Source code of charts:
- - - - - - -

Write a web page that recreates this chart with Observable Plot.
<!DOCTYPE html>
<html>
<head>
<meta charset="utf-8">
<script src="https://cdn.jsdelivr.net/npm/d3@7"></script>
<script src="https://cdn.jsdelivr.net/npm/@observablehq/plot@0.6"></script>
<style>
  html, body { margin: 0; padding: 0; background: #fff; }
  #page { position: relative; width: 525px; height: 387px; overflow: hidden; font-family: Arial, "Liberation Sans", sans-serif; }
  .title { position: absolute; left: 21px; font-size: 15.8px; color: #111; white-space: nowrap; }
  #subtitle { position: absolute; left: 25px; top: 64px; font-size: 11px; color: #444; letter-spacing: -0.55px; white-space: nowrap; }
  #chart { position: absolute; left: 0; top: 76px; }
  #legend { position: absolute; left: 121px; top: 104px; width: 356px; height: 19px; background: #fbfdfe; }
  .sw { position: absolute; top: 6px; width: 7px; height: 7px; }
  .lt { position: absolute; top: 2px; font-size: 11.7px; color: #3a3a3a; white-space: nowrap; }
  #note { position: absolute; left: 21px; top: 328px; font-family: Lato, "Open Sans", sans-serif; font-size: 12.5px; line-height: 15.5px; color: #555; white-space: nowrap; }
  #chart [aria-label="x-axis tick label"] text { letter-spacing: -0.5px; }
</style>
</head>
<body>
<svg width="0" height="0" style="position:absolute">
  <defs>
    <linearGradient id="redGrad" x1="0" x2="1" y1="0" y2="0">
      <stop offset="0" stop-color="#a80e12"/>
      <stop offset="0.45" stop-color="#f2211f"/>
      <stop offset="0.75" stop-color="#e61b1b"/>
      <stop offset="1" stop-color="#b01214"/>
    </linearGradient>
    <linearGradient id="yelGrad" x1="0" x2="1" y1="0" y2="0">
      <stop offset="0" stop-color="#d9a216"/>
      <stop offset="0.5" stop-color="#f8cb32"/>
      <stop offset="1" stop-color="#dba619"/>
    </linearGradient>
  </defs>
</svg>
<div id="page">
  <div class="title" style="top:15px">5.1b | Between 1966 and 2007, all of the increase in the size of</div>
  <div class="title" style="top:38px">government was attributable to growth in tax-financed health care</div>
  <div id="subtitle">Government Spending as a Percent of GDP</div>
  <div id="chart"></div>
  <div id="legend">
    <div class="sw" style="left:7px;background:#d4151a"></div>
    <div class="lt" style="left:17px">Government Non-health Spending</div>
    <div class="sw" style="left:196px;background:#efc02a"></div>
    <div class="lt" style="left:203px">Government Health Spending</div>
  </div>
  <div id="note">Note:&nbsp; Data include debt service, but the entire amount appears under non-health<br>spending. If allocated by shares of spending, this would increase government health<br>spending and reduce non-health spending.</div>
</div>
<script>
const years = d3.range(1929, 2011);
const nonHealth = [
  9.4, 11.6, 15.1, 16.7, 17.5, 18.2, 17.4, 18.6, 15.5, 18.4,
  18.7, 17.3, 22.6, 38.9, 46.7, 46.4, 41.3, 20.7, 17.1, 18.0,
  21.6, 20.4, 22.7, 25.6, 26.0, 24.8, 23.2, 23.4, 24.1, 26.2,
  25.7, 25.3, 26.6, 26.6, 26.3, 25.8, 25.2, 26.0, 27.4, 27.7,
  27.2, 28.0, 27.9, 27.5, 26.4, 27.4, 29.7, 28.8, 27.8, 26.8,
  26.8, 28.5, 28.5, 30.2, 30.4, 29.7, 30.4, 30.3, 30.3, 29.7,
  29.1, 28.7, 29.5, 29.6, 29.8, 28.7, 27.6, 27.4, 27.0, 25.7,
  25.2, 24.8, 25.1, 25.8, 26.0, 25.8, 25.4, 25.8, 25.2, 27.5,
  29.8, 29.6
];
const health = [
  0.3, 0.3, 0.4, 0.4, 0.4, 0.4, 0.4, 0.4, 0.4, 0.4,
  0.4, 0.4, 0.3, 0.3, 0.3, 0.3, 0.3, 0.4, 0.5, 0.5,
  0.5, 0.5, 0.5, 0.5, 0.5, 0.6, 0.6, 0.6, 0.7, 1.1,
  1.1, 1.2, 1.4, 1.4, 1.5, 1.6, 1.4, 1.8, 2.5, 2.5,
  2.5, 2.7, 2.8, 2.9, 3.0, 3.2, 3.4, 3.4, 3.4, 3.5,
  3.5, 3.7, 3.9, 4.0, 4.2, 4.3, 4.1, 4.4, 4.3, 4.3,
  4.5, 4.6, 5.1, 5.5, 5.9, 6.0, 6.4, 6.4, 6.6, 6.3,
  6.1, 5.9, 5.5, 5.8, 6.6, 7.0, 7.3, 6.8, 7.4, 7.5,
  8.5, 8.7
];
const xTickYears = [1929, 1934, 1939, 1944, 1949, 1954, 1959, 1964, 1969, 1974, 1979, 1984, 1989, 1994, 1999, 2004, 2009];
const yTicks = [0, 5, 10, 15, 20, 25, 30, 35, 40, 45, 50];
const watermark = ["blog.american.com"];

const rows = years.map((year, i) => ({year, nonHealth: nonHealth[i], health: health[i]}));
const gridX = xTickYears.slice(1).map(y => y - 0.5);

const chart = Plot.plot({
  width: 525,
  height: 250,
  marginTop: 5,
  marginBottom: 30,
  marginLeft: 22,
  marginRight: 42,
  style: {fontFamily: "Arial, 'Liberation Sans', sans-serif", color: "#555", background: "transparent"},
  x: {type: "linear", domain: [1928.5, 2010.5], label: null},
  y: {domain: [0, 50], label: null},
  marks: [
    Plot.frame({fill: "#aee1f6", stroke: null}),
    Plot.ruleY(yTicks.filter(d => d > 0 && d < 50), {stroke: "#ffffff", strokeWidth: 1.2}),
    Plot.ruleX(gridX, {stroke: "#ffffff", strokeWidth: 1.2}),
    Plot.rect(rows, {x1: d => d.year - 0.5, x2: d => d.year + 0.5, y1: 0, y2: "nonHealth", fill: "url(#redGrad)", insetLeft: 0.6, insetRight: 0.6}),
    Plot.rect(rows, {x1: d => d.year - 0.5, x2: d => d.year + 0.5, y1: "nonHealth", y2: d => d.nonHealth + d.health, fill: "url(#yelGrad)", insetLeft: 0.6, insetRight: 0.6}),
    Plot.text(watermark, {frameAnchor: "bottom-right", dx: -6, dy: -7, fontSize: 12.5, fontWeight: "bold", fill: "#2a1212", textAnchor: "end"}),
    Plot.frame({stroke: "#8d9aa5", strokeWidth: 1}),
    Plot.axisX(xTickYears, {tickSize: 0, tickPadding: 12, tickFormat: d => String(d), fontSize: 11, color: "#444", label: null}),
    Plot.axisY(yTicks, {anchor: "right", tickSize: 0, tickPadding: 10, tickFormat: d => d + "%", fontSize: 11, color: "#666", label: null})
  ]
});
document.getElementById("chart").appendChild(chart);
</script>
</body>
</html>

- - - - - - -

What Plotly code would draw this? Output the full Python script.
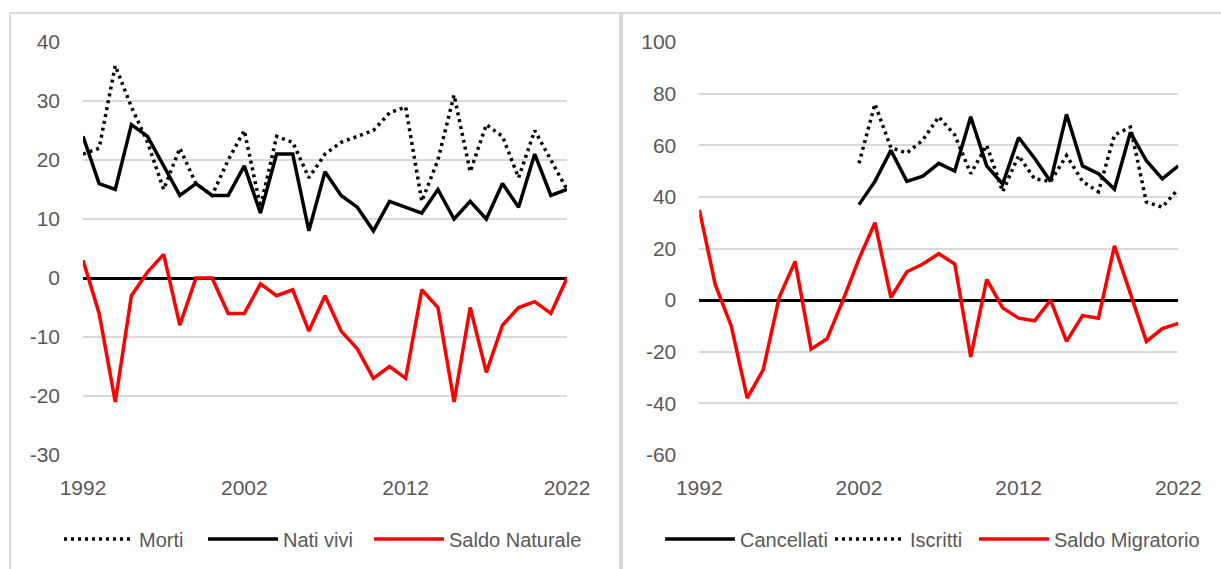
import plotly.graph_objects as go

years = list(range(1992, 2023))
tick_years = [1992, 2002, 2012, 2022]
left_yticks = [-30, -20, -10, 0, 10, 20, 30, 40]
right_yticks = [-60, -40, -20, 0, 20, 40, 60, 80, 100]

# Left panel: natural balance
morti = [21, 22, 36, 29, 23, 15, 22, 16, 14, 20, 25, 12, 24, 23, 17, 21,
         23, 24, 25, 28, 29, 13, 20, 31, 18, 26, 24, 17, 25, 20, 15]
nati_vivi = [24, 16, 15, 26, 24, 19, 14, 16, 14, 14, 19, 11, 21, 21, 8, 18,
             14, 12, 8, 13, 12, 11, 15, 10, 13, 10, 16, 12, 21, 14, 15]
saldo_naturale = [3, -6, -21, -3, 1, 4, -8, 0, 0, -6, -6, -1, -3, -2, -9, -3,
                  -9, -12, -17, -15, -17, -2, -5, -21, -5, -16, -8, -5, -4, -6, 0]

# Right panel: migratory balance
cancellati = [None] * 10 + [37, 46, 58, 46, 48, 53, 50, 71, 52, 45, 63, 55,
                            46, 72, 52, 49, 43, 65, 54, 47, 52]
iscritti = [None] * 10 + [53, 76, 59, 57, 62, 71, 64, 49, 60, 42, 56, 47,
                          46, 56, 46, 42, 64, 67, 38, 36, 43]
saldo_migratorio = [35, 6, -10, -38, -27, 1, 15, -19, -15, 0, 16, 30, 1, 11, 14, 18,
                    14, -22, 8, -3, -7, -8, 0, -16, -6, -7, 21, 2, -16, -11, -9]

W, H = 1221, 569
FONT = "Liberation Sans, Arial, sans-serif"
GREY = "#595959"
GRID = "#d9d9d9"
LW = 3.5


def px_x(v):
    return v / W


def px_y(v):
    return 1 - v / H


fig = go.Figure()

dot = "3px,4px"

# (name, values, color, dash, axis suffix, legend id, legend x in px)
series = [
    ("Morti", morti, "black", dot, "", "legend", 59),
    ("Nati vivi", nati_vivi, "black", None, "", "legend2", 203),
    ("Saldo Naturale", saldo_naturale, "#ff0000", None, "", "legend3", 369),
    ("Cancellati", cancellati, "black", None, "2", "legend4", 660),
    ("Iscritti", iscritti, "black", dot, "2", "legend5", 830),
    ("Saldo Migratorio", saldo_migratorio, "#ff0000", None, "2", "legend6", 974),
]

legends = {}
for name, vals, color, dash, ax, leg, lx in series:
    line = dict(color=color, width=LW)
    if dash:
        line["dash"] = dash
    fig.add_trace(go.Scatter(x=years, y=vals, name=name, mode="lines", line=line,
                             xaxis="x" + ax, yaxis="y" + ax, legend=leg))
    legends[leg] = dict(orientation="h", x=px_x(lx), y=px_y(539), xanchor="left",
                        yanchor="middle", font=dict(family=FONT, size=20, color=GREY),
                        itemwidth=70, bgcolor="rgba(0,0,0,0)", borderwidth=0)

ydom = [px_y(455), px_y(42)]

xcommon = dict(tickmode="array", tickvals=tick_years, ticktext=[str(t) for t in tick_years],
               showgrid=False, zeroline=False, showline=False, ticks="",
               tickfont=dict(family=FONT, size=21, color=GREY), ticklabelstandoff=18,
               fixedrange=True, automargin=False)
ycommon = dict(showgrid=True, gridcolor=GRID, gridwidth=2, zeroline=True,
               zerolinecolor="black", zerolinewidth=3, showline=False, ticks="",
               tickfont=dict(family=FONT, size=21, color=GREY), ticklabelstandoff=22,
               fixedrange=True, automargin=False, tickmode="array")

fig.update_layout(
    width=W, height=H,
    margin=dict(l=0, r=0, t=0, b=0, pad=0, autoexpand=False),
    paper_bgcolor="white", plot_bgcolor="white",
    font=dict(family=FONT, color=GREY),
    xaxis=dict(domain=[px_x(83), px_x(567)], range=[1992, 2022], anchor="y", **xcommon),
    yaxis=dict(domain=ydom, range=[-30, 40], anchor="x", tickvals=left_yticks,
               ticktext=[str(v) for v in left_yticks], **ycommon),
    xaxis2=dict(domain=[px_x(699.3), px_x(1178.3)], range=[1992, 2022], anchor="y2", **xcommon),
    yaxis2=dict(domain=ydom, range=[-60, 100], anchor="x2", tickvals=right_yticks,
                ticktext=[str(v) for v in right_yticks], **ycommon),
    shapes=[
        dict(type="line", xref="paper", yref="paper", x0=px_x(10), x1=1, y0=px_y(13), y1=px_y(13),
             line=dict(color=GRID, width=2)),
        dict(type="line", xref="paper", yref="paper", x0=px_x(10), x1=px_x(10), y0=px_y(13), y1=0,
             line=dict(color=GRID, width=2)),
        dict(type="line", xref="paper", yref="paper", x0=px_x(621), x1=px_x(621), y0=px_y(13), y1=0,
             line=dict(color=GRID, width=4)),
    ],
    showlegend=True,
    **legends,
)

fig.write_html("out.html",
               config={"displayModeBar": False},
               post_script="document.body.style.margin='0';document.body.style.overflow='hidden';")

- - - - - - -

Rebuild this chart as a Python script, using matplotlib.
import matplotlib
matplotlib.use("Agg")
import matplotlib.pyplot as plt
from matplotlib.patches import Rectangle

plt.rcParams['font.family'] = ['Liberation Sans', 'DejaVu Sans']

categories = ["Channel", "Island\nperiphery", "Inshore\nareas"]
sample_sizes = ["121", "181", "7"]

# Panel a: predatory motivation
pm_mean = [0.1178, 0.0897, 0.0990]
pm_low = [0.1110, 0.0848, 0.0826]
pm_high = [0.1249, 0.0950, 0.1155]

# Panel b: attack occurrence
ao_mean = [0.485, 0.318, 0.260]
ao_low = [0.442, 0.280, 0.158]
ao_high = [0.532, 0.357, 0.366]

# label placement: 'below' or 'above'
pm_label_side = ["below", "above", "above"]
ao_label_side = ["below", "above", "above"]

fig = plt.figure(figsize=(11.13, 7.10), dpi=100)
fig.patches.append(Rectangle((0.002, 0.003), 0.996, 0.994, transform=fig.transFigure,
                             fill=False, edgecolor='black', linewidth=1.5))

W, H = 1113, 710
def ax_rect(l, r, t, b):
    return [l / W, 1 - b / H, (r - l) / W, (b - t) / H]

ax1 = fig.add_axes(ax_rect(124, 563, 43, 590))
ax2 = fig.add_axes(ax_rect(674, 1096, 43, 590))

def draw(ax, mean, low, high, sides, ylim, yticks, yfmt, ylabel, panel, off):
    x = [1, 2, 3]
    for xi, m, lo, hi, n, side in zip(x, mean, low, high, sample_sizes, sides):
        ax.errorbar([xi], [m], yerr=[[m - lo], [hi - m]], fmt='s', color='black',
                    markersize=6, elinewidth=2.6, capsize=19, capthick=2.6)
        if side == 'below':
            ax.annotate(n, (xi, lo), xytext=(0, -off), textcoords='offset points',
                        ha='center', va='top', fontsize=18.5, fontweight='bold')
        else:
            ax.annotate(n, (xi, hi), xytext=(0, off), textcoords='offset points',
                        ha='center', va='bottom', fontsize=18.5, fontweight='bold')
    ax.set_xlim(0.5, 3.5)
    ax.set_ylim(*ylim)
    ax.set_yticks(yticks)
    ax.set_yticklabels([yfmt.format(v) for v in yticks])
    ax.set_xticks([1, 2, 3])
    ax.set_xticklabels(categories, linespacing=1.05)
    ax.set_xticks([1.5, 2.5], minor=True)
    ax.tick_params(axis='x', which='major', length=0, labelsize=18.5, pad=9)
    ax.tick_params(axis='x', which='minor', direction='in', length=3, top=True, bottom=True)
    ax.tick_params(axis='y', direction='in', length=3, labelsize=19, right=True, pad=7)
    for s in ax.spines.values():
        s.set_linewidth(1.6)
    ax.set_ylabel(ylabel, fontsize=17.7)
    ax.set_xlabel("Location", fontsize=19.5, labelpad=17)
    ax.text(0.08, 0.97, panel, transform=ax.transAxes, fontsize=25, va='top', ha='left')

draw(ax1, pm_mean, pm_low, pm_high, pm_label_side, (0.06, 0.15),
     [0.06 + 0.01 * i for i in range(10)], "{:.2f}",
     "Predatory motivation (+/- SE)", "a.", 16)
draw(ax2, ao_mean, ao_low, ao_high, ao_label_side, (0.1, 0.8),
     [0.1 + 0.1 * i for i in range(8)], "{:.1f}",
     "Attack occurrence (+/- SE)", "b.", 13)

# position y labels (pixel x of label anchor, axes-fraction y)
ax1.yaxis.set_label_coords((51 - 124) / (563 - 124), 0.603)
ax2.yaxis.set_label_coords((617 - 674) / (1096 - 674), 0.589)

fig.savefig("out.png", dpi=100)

- - - - - - -

- [Written request]: Copy out precisely the lines from the line with "Rebuild this chart" to the line with "pm_high = [0.1249, 0.0950, 0.1155]" in the material above, including those two lines and omitting all the rest.

- [Task result]:
Rebuild this chart as a Python script, using matplotlib.
import matplotlib
matplotlib.use("Agg")
import matplotlib.pyplot as plt
from matplotlib.patches import Rectangle

plt.rcParams['font.family'] = ['Liberation Sans', 'DejaVu Sans']

categories = ["Channel", "Island\nperiphery", "Inshore\nareas"]
sample_sizes = ["121", "181", "7"]

# Panel a: predatory motivation
pm_mean = [0.1178, 0.0897, 0.0990]
pm_low = [0.1110, 0.0848, 0.0826]
pm_high = [0.1249, 0.0950, 0.1155]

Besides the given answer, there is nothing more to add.